In this paper, Robert C. Ellickson compares this affordable housing approach with the voucher program. He asserts that giving portable housing vouchers to needy households is superior to encouraging private mixed-income housing projects through the use of density bonuses or impact-fee waivers. Ellickson reviews several efficiency and equity arguments. Mixed-income housing units are less efficient because the transaction costs of applying for government subsidies increase production costs. Moreover, public subsidies reduce incentives for developers to be cost-effective. Mismatches between household preferences and housing units allotted emerge when units are assigned by lottery. The lock-in effect prevents tenants from modifying their housing consumption when economic and family conditions change. Lock-ins also lead to the deterioration of the landlord–tenant relationship. In terms of fairness, vouchers are more equitable than mixed-income projects because they target the most impoverished families. Ellickson states that many suburban mixed-income housing programs make some inclusionary units available to households with moderate incomes.

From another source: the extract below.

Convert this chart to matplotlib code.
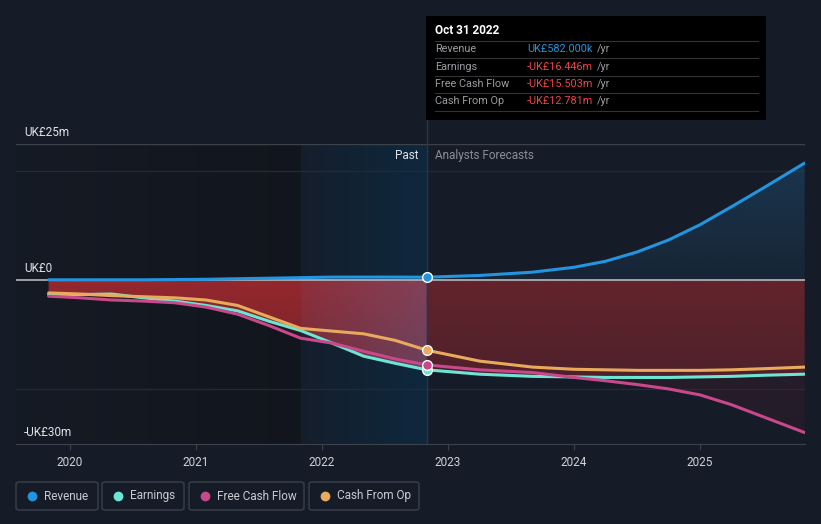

Ellickson also challenges the often-cited benefit of mixed-income housing projects, that is, the promotion of neighborhood social and economic integration. He argues that low-income households might not be able to fit in with neighbors of higher social and economic status. Vouchers are more discreet and allow holders to blend into the community. More fundamentally, he states that evidence on the benefits of social and economic integration is inconclusive. Given these doubts, the expected gains from mixed-income projects do not seem to offset the potential loss of efficiency and equity.

This paper was presented at the Lincoln Institute’s annual Land Policy Conference in 2008 and is Chapter 16 of the book Property Rights and Land Policies.